OJ's lawyer beats his rival again
RUPERT CORNWELL
Washington
He beat her in court and now Johnnie Cochran has bested Marcia Clark in the book-deal sweepstakes. The fast-talking attorney who secured the acquittal of OJ Simpson has won a book contract for "slightly" more than the $4.2m (pounds 2.8m) advance obtained by Ms Clark, the lead prosecution lawyer.
"Let's just say we won again," the Los Angeles Times quoted a friend of Mr Cochran's remarking about the contract for his memoirs, to be published in 1997 and reportedly titled My Journey to Justice: The Autobiography of Johnnie Cochran Jr.

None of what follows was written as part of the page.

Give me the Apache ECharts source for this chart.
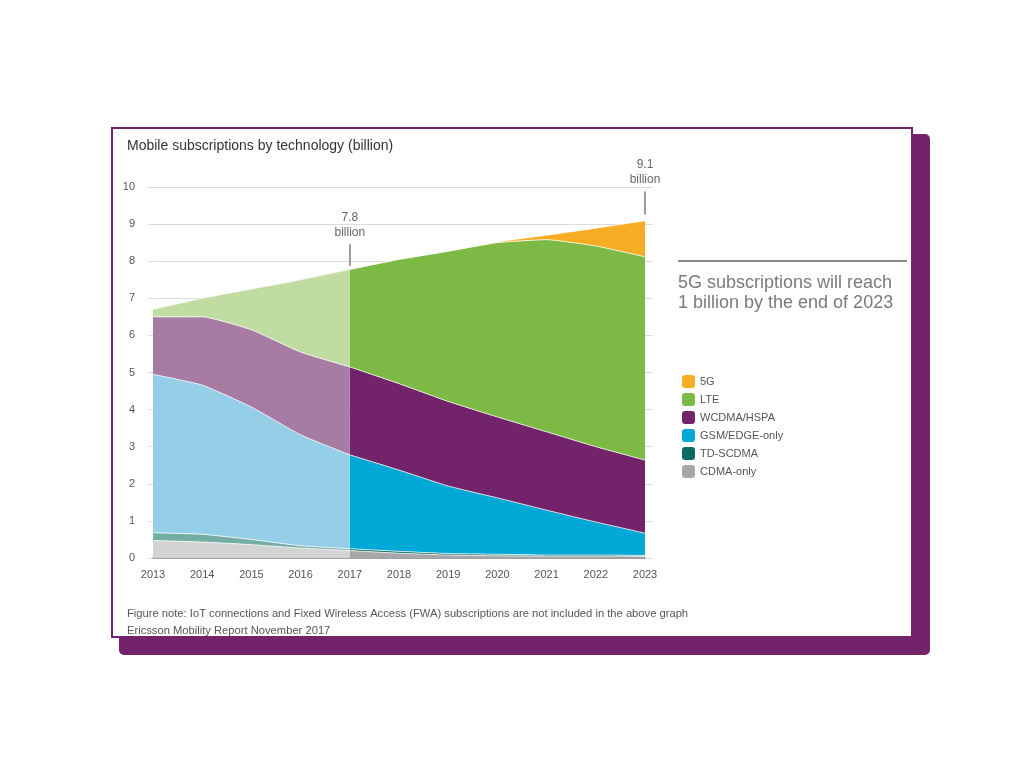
<!DOCTYPE html>
<html>
<head>
<meta charset="utf-8">
<title>Mobile subscriptions by technology</title>
<script src="https://cdn.jsdelivr.net/npm/echarts@6/dist/echarts.min.js"></script>
<style>
  html, body { margin: 0; padding: 0; background: #fff; }
  #chart { width: 1024px; height: 768px; }
</style>
</head>
<body>
<div id="chart"></div>
<script>
// values (billion subscriptions, layer thickness)
const years = ['2013', '2014', '2015', '2016', '2017', '2018', '2019', '2020', '2021', '2022', '2023']
const cdmaOnly = [0.47, 0.43, 0.36, 0.27, 0.20, 0.13, 0.08, 0.06, 0.05, 0.05, 0.05]
const tdScdma = [0.21, 0.21, 0.14, 0.06, 0.05, 0.05, 0.04, 0.04, 0.03, 0.03, 0.02]
const gsmEdge = [4.27, 4.02, 3.57, 2.99, 2.53, 2.19, 1.82, 1.52, 1.21, 0.89, 0.60]
const wcdma = [1.55, 1.84, 2.08, 2.23, 2.37, 2.33, 2.28, 2.18, 2.11, 2.03, 1.97]
const lte = [0.20, 0.50, 1.10, 1.95, 2.63, 3.35, 4.05, 4.70, 5.18, 5.41, 5.48]
const fiveG = [0, 0, 0, 0, 0, 0, 0, 0.02, 0.12, 0.48, 0.97]
const yTicks = [0, 1, 2, 3, 4, 5, 6, 7, 8, 9, 10]
const lastActual = 4 // 2017, forecast starts here

const purple = '#722369'
const layers = [
  { name: 'CDMA-only', data: cdmaOnly, color: '#a7a7a9', light: '#d3d3d4' },
  { name: 'TD-SCDMA', data: tdScdma, color: '#0d6a60', light: '#73ada4' },
  { name: 'GSM/EDGE-only', data: gsmEdge, color: '#00a8d5', light: '#94cee7' },
  { name: 'WCDMA/HSPA', data: wcdma, color: '#722369', light: '#a67ca5' },
  { name: 'LTE', data: lte, color: '#7dba45', light: '#c1dca2' },
  { name: '5G', data: fiveG, color: '#f6ad24', light: '#f9d38a' },
]

const slice = (arr, from, to) => arr.map((v, i) => (i >= from && i <= to ? v : '-'))

const baseSeries = (stack) => ({
  type: 'line',
  stack,
  smooth: 0.15,
  symbol: 'none',
  clip: false,
  lineStyle: { width: 1, color: 'rgba(255,255,255,0.75)' },
})

const forecast = layers.map(l => ({
  ...baseSeries('forecast'),
  name: l.name,
  data: slice(l.data, lastActual, years.length - 1),
  itemStyle: { color: l.color },
  areaStyle: { color: l.color, opacity: 1 },
}))

const history = layers.filter(l => l.name !== '5G').map(l => ({
  ...baseSeries('history'),
  name: l.name + ' (actual)',
  data: slice(l.data, 0, lastActual),
  itemStyle: { color: l.light },
  areaStyle: { color: l.light, opacity: 1 },
}))

// annotation ticks with labels
const annotations = {
  type: 'line',
  name: 'annotations',
  data: [],
  clip: false,
  silent: true,
  markLine: {
    symbol: 'none',
    silent: true,
    lineStyle: { color: '#9a9a9a', width: 2, type: 'solid' },
    label: {
      position: 'end',
      distance: 4,
      color: '#666',
      fontSize: 12,
      lineHeight: 15,
      fontFamily: 'Liberation Sans, Arial, sans-serif',
    },
    data: [
      [{ coord: ['2017', 7.88], label: { formatter: '7.8\nbillion' } }, { coord: ['2017', 8.46] }],
      [{ coord: ['2023', 9.26], label: { formatter: '9.1\nbillion' } }, { coord: ['2023', 9.88] }],
    ],
  },
}

const font = 'Liberation Sans, Arial, sans-serif'
const chart = echarts.init(document.getElementById('chart'))

chart.setOption({
  backgroundColor: '#fff',
  animation: false,
  textStyle: { fontFamily: font },
  title: {
    text: 'Mobile subscriptions by technology (billion)',
    left: 122,
    top: 134,
    textStyle: { fontSize: 14, fontWeight: 'normal', color: '#333', fontFamily: font },
  },
  graphic: [
    { type: 'rect', z: -10, shape: { x: 119, y: 134, width: 811, height: 521, r: 5 }, style: { fill: purple } },
    { type: 'rect', z: -9, shape: { x: 112, y: 128, width: 800, height: 509 }, style: { fill: '#fff', stroke: purple, lineWidth: 2 } },
    { type: 'rect', z: 5, shape: { x: 678, y: 260, width: 229, height: 2 }, style: { fill: '#8a8a8a' } },
    {
      type: 'text', z: 5, left: 678, top: 273,
      style: { text: '5G subscriptions will reach\n1 billion by the end of 2023', fontSize: 18, lineHeight: 20, fill: '#7a7a7a', fontFamily: font },
    },
    {
      type: 'text', z: 5, left: 127, top: 605,
      style: {
        text: 'Figure note: IoT connections and Fixed Wireless Access (FWA) subscriptions are not included in the above graph\nEricsson Mobility Report November 2017',
        fontSize: 11.2, lineHeight: 17, fill: '#555', fontFamily: font,
      },
    },
  ],
  legend: {
    data: ['5G', 'LTE', 'WCDMA/HSPA', 'GSM/EDGE-only', 'TD-SCDMA', 'CDMA-only'],
    orient: 'vertical',
    left: 677,
    top: 370,
    icon: 'roundRect',
    itemWidth: 13,
    itemHeight: 13,
    itemGap: 5,
    lineStyle: { width: 0, opacity: 0 },
    textStyle: { fontSize: 11, color: '#555', fontFamily: font },
    selectedMode: false,
  },
  grid: { left: 153, right: 379, top: 187, bottom: 210 },
  xAxis: {
    type: 'category',
    data: years,
    boundaryGap: false,
    axisLine: { lineStyle: { color: '#a0a0a0', width: 2 } },
    axisTick: { show: false },
    axisLabel: { color: '#555', fontSize: 11, margin: 11 },
  },
  yAxis: [
    {
      type: 'value',
      min: yTicks[0],
      max: yTicks[yTicks.length - 1],
      interval: 1,
      axisLine: { show: false },
      axisTick: { show: true, length: 5, lineStyle: { color: '#ddd' } },
      axisLabel: { color: '#555', fontSize: 11, margin: 18 },
      splitLine: { lineStyle: { color: '#dcdcdc', width: 1 } },
    },
    {
      type: 'value',
      position: 'right',
      min: yTicks[0],
      max: yTicks[yTicks.length - 1],
      interval: 1,
      axisLine: { show: false },
      axisTick: { show: true, length: 8, lineStyle: { color: '#ddd' } },
      axisLabel: { show: false },
      splitLine: { show: false },
    },
  ],
  series: [...forecast, ...history, annotations],
})
</script>
</body>
</html>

The book will be published by Ballantine's One World, a specialist in books about black Americans. "I want to remind people that the battle for justice is never-ending and that one person can make a difference," the newspaper was told by Mr Cochran, who will be in Britain this weekend to address a conference of black lawyers.
The deal lifts the literary lucre from the trial to even more stratospheric levels. The Clark and Cochran deals are among the biggest advances paid for non-fiction, apart from General Colin Powell's $6.5m and General Norman Schwarz-kopf's $5m. Robert Shapiro and Christopher Darden, defence and prosecution attorneys also in the Simpson case, have each received $1.5m advances for books of their own.
The only person not to benefit thus far is Mr Simpson. His reported post-trial pickings are a mere $500,000, from photo rights to his homecoming party after his acquittal.